Given problem. Please set down all the lines beneath this one exactly, without the pictures.

-- start --

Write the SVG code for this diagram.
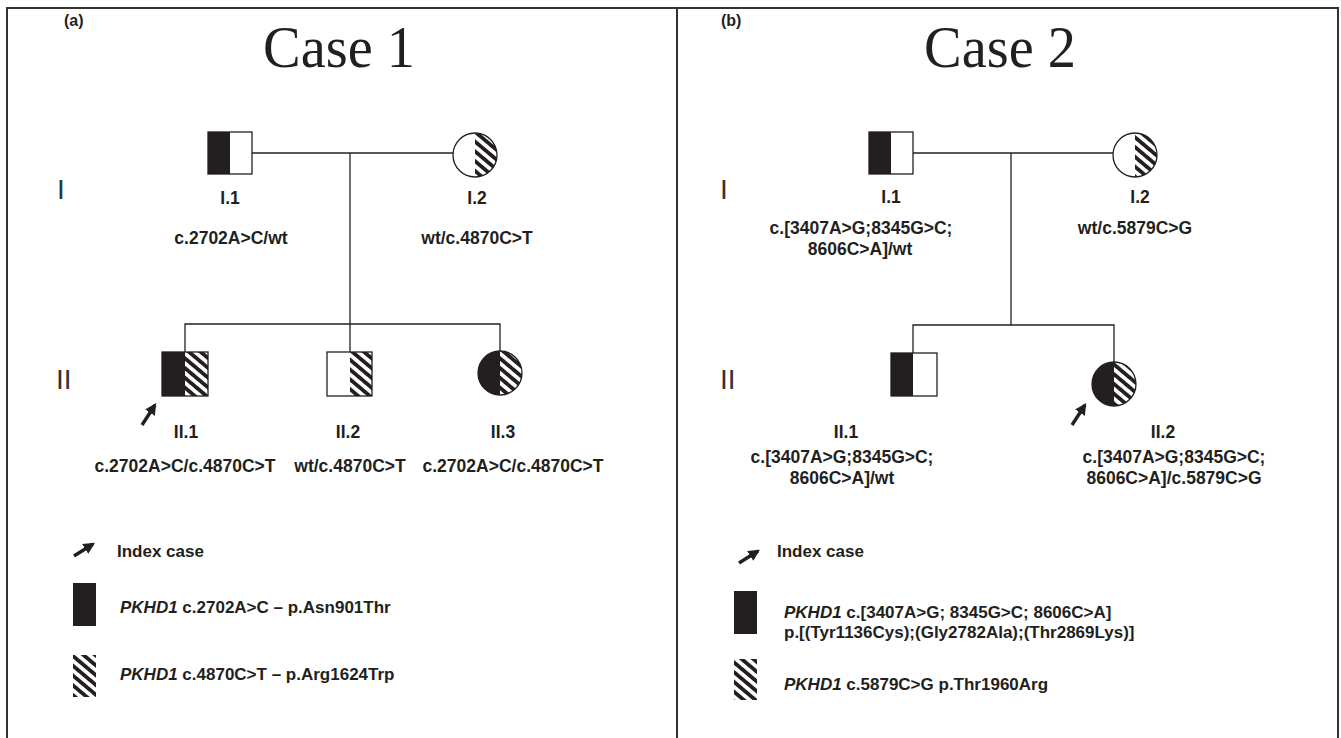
<svg xmlns="http://www.w3.org/2000/svg" width="1341" height="738" viewBox="0 0 1341 738">
<style>
.lbl{font-family:"Liberation Sans",Arial,sans-serif;font-weight:bold;font-size:17.5px;fill:#231f20;text-anchor:middle}
.leg{font-family:"Liberation Sans",Arial,sans-serif;font-weight:bold;font-size:17px;fill:#231f20}
.gen{font-style:italic}
.rom{font-family:"Liberation Sans",Arial,sans-serif;font-size:28px;fill:#333}
.ttl{font-family:"Liberation Serif","Times New Roman",serif;font-size:60px;fill:#231f20;text-anchor:middle}
.pnl{font-family:"Liberation Sans",Arial,sans-serif;font-weight:bold;font-size:16px;fill:#231f20}
.ln{stroke:#231f20;stroke-width:1.3;fill:none}
.out{stroke:#231f20;stroke-width:1.3;fill:none}
.blk{fill:#231f20}
.hat{fill:url(#hatch)}
.arr{stroke:#231f20;stroke-width:3.4;fill:none;marker-end:url(#ah)}
.frame{stroke:#333;stroke-width:2;fill:none}
</style>
<defs>
<pattern id="hatch" patternUnits="userSpaceOnUse" width="7.5" height="7.5" patternTransform="rotate(-50)">
<rect width="7.5" height="7.5" fill="#fff"/>
<rect width="3.8" height="7.5" fill="#231f20"/>
</pattern>
<marker id="ah" viewBox="0 0 10 10" refX="8" refY="5" markerWidth="3.4" markerHeight="3.4" orient="auto" markerUnits="strokeWidth">
<path d="M0,0 L10,5 L0,10 z" fill="#231f20"/>
</marker>
</defs>
<rect width="1341" height="738" fill="#fff"/>
<g id="frame">
<path class="frame" d="M7,738 V8 H1338 V738"/>
<path class="frame" d="M677,8 V738"/>
</g>

<g id="case1-title">
<text class="pnl" x="64" y="26">(a)</text>
<text class="ttl" x="339" y="67" textLength="152" lengthAdjust="spacingAndGlyphs">Case 1</text>
<text class="rom" x="57" y="199">I</text>
<text class="rom" x="56" y="389">II</text>
</g>
<g id="connectors1">
<path class="ln" d="M252,153 H453"/>
<path class="ln" d="M350,153 V324"/>
<path class="ln" d="M185,352 V324 H500 V351"/>
<path class="ln" d="M350,324 V352"/>
</g>
<g id="c1-I1">
<rect class="blk" x="208" y="132" width="22" height="42"/>
<rect class="out" x="208" y="132" width="44" height="42"/>
<text class="lbl" x="230" y="204">I.1</text>
<text class="lbl" x="231" y="244">c.2702A&gt;C/wt</text>
</g>
<g id="c1-I2">
<circle cx="475" cy="155" r="22" fill="#fff"/>
<path class="hat" d="M475,133 A22,22 0 0 1 475,177 Z"/>
<circle class="out" cx="475" cy="155" r="22"/>
<text class="lbl" x="477" y="204">I.2</text>
<text class="lbl" x="477" y="244">wt/c.4870C&gt;T</text>
</g>
<g id="c1-II1">
<rect class="blk" x="162" y="352" width="23" height="44"/>
<rect class="hat" x="185" y="352" width="23" height="44"/>
<rect class="out" x="162" y="352" width="46" height="44"/>
<path class="arr" d="M142,425 L155,405"/>
<text class="lbl" x="186" y="438">II.1</text>
<text class="lbl" x="185" y="472">c.2702A&gt;C/c.4870C&gt;T</text>
</g>
<g id="c1-II2">
<rect class="hat" x="350" y="352" width="22" height="44"/>
<rect class="out" x="327" y="352" width="45" height="44"/>
<text class="lbl" x="348" y="438">II.2</text>
<text class="lbl" x="350" y="472">wt/c.4870C&gt;T</text>
</g>
<g id="c1-II3">
<path class="blk" d="M500,351 A22,22 0 0 0 500,395 Z"/>
<path class="hat" d="M500,351 A22,22 0 0 1 500,395 Z"/>
<circle class="out" cx="500" cy="373" r="22"/>
<text class="lbl" x="503" y="438">II.3</text>
<text class="lbl" x="513" y="472">c.2702A&gt;C/c.4870C&gt;T</text>
</g>
<g id="c1-legend">
<path class="arr" d="M74,556 L93,544"/>
<text class="leg" x="117" y="557">Index case</text>
<rect class="blk" x="73" y="583" width="23" height="43"/>
<text class="leg" x="120" y="613"><tspan class="gen">PKHD1</tspan> c.2702A&gt;C – p.Asn901Thr</text>
<rect class="hat" x="73" y="655" width="23" height="42"/>
<text class="leg" x="120" y="680"><tspan class="gen">PKHD1</tspan>  c.4870C&gt;T – p.Arg1624Trp</text>
</g>

<g id="case2-title">
<text class="pnl" x="721" y="26">(b)</text>
<text class="ttl" x="1000" y="67" textLength="152" lengthAdjust="spacingAndGlyphs">Case 2</text>
<text class="rom" x="720" y="199">I</text>
<text class="rom" x="720" y="389">II</text>
</g>
<g id="connectors2">
<path class="ln" d="M913,153 H1113"/>
<path class="ln" d="M1011,153 V325"/>
<path class="ln" d="M913,353 V325 H1114 V362"/>
</g>
<g id="c2-I1">
<rect class="blk" x="869" y="132" width="22" height="42"/>
<rect class="out" x="869" y="132" width="44" height="42"/>
<text class="lbl" x="891" y="203">I.1</text>
<text class="lbl" x="861" y="234">c.[3407A&gt;G;8345G&gt;C;</text>
<text class="lbl" x="860" y="255">8606C&gt;A]/wt</text>
</g>
<g id="c2-I2">
<circle cx="1135" cy="155" r="22" fill="#fff"/>
<path class="hat" d="M1135,133 A22,22 0 0 1 1135,177 Z"/>
<circle class="out" cx="1135" cy="155" r="22"/>
<text class="lbl" x="1140" y="203">I.2</text>
<text class="lbl" x="1135" y="234">wt/c.5879C&gt;G</text>
</g>
<g id="c2-II1">
<rect class="blk" x="891" y="353" width="22" height="43"/>
<rect class="out" x="891" y="353" width="46" height="43"/>
<text class="lbl" x="846" y="438">II.1</text>
<text class="lbl" x="842" y="463">c.[3407A&gt;G;8345G&gt;C;</text>
<text class="lbl" x="842" y="484">8606C&gt;A]/wt</text>
</g>
<g id="c2-II2">
<path class="blk" d="M1114,362 A22,22 0 0 0 1114,406 Z"/>
<path class="hat" d="M1114,362 A22,22 0 0 1 1114,406 Z"/>
<circle class="out" cx="1114" cy="384" r="22"/>
<path class="arr" d="M1072,425 L1085,405"/>
<text class="lbl" x="1163" y="438">II.2</text>
<text class="lbl" x="1174" y="463">c.[3407A&gt;G;8345G&gt;C;</text>
<text class="lbl" x="1174" y="484">8606C&gt;A]/c.5879C&gt;G</text>
</g>
<g id="c2-legend">
<path class="arr" d="M739,563 L758,551"/>
<text class="leg" x="777" y="557">Index case</text>
<rect class="blk" x="734" y="591" width="23" height="43"/>
<text class="leg" x="784" y="618"><tspan class="gen">PKHD1</tspan>  c.[3407A&gt;G; 8345G&gt;C; 8606C&gt;A]</text>
<text class="leg" x="784" y="638">p.[(Tyr1136Cys);(Gly2782Ala);(Thr2869Lys)]</text>
<rect class="hat" x="734" y="659" width="23" height="41"/>
<text class="leg" x="784" y="690"><tspan class="gen">PKHD1</tspan>  c.5879C&gt;G  p.Thr1960Arg</text>
</g>
</svg>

-- end --

Output of the task.
Write the SVG code for this diagram.
<svg xmlns="http://www.w3.org/2000/svg" width="1341" height="738" viewBox="0 0 1341 738">
<style>
.lbl{font-family:"Liberation Sans",Arial,sans-serif;font-weight:bold;font-size:17.5px;fill:#231f20;text-anchor:middle}
.leg{font-family:"Liberation Sans",Arial,sans-serif;font-weight:bold;font-size:17px;fill:#231f20}
.gen{font-style:italic}
.rom{font-family:"Liberation Sans",Arial,sans-serif;font-size:28px;fill:#333}
.ttl{font-family:"Liberation Serif","Times New Roman",serif;font-size:60px;fill:#231f20;text-anchor:middle}
.pnl{font-family:"Liberation Sans",Arial,sans-serif;font-weight:bold;font-size:16px;fill:#231f20}
.ln{stroke:#231f20;stroke-width:1.3;fill:none}
.out{stroke:#231f20;stroke-width:1.3;fill:none}
.blk{fill:#231f20}
.hat{fill:url(#hatch)}
.arr{stroke:#231f20;stroke-width:3.4;fill:none;marker-end:url(#ah)}
.frame{stroke:#333;stroke-width:2;fill:none}
</style>
<defs>
<pattern id="hatch" patternUnits="userSpaceOnUse" width="7.5" height="7.5" patternTransform="rotate(-50)">
<rect width="7.5" height="7.5" fill="#fff"/>
<rect width="3.8" height="7.5" fill="#231f20"/>
</pattern>
<marker id="ah" viewBox="0 0 10 10" refX="8" refY="5" markerWidth="3.4" markerHeight="3.4" orient="auto" markerUnits="strokeWidth">
<path d="M0,0 L10,5 L0,10 z" fill="#231f20"/>
</marker>
</defs>
<rect width="1341" height="738" fill="#fff"/>
<g id="frame">
<path class="frame" d="M7,738 V8 H1338 V738"/>
<path class="frame" d="M677,8 V738"/>
</g>

<g id="case1-title">
<text class="pnl" x="64" y="26">(a)</text>
<text class="ttl" x="339" y="67" textLength="152" lengthAdjust="spacingAndGlyphs">Case 1</text>
<text class="rom" x="57" y="199">I</text>
<text class="rom" x="56" y="389">II</text>
</g>
<g id="connectors1">
<path class="ln" d="M252,153 H453"/>
<path class="ln" d="M350,153 V324"/>
<path class="ln" d="M185,352 V324 H500 V351"/>
<path class="ln" d="M350,324 V352"/>
</g>
<g id="c1-I1">
<rect class="blk" x="208" y="132" width="22" height="42"/>
<rect class="out" x="208" y="132" width="44" height="42"/>
<text class="lbl" x="230" y="204">I.1</text>
<text class="lbl" x="231" y="244">c.2702A&gt;C/wt</text>
</g>
<g id="c1-I2">
<circle cx="475" cy="155" r="22" fill="#fff"/>
<path class="hat" d="M475,133 A22,22 0 0 1 475,177 Z"/>
<circle class="out" cx="475" cy="155" r="22"/>
<text class="lbl" x="477" y="204">I.2</text>
<text class="lbl" x="477" y="244">wt/c.4870C&gt;T</text>
</g>
<g id="c1-II1">
<rect class="blk" x="162" y="352" width="23" height="44"/>
<rect class="hat" x="185" y="352" width="23" height="44"/>
<rect class="out" x="162" y="352" width="46" height="44"/>
<path class="arr" d="M142,425 L155,405"/>
<text class="lbl" x="186" y="438">II.1</text>
<text class="lbl" x="185" y="472">c.2702A&gt;C/c.4870C&gt;T</text>
</g>
<g id="c1-II2">
<rect class="hat" x="350" y="352" width="22" height="44"/>
<rect class="out" x="327" y="352" width="45" height="44"/>
<text class="lbl" x="348" y="438">II.2</text>
<text class="lbl" x="350" y="472">wt/c.4870C&gt;T</text>
</g>
<g id="c1-II3">
<path class="blk" d="M500,351 A22,22 0 0 0 500,395 Z"/>
<path class="hat" d="M500,351 A22,22 0 0 1 500,395 Z"/>
<circle class="out" cx="500" cy="373" r="22"/>
<text class="lbl" x="503" y="438">II.3</text>
<text class="lbl" x="513" y="472">c.2702A&gt;C/c.4870C&gt;T</text>
</g>
<g id="c1-legend">
<path class="arr" d="M74,556 L93,544"/>
<text class="leg" x="117" y="557">Index case</text>
<rect class="blk" x="73" y="583" width="23" height="43"/>
<text class="leg" x="120" y="613"><tspan class="gen">PKHD1</tspan> c.2702A&gt;C – p.Asn901Thr</text>
<rect class="hat" x="73" y="655" width="23" height="42"/>
<text class="leg" x="120" y="680"><tspan class="gen">PKHD1</tspan>  c.4870C&gt;T – p.Arg1624Trp</text>
</g>

<g id="case2-title">
<text class="pnl" x="721" y="26">(b)</text>
<text class="ttl" x="1000" y="67" textLength="152" lengthAdjust="spacingAndGlyphs">Case 2</text>
<text class="rom" x="720" y="199">I</text>
<text class="rom" x="720" y="389">II</text>
</g>
<g id="connectors2">
<path class="ln" d="M913,153 H1113"/>
<path class="ln" d="M1011,153 V325"/>
<path class="ln" d="M913,353 V325 H1114 V362"/>
</g>
<g id="c2-I1">
<rect class="blk" x="869" y="132" width="22" height="42"/>
<rect class="out" x="869" y="132" width="44" height="42"/>
<text class="lbl" x="891" y="203">I.1</text>
<text class="lbl" x="861" y="234">c.[3407A&gt;G;8345G&gt;C;</text>
<text class="lbl" x="860" y="255">8606C&gt;A]/wt</text>
</g>
<g id="c2-I2">
<circle cx="1135" cy="155" r="22" fill="#fff"/>
<path class="hat" d="M1135,133 A22,22 0 0 1 1135,177 Z"/>
<circle class="out" cx="1135" cy="155" r="22"/>
<text class="lbl" x="1140" y="203">I.2</text>
<text class="lbl" x="1135" y="234">wt/c.5879C&gt;G</text>
</g>
<g id="c2-II1">
<rect class="blk" x="891" y="353" width="22" height="43"/>
<rect class="out" x="891" y="353" width="46" height="43"/>
<text class="lbl" x="846" y="438">II.1</text>
<text class="lbl" x="842" y="463">c.[3407A&gt;G;8345G&gt;C;</text>
<text class="lbl" x="842" y="484">8606C&gt;A]/wt</text>
</g>
<g id="c2-II2">
<path class="blk" d="M1114,362 A22,22 0 0 0 1114,406 Z"/>
<path class="hat" d="M1114,362 A22,22 0 0 1 1114,406 Z"/>
<circle class="out" cx="1114" cy="384" r="22"/>
<path class="arr" d="M1072,425 L1085,405"/>
<text class="lbl" x="1163" y="438">II.2</text>
<text class="lbl" x="1174" y="463">c.[3407A&gt;G;8345G&gt;C;</text>
<text class="lbl" x="1174" y="484">8606C&gt;A]/c.5879C&gt;G</text>
</g>
<g id="c2-legend">
<path class="arr" d="M739,563 L758,551"/>
<text class="leg" x="777" y="557">Index case</text>
<rect class="blk" x="734" y="591" width="23" height="43"/>
<text class="leg" x="784" y="618"><tspan class="gen">PKHD1</tspan>  c.[3407A&gt;G; 8345G&gt;C; 8606C&gt;A]</text>
<text class="leg" x="784" y="638">p.[(Tyr1136Cys);(Gly2782Ala);(Thr2869Lys)]</text>
<rect class="hat" x="734" y="659" width="23" height="41"/>
<text class="leg" x="784" y="690"><tspan class="gen">PKHD1</tspan>  c.5879C&gt;G  p.Thr1960Arg</text>
</g>
</svg>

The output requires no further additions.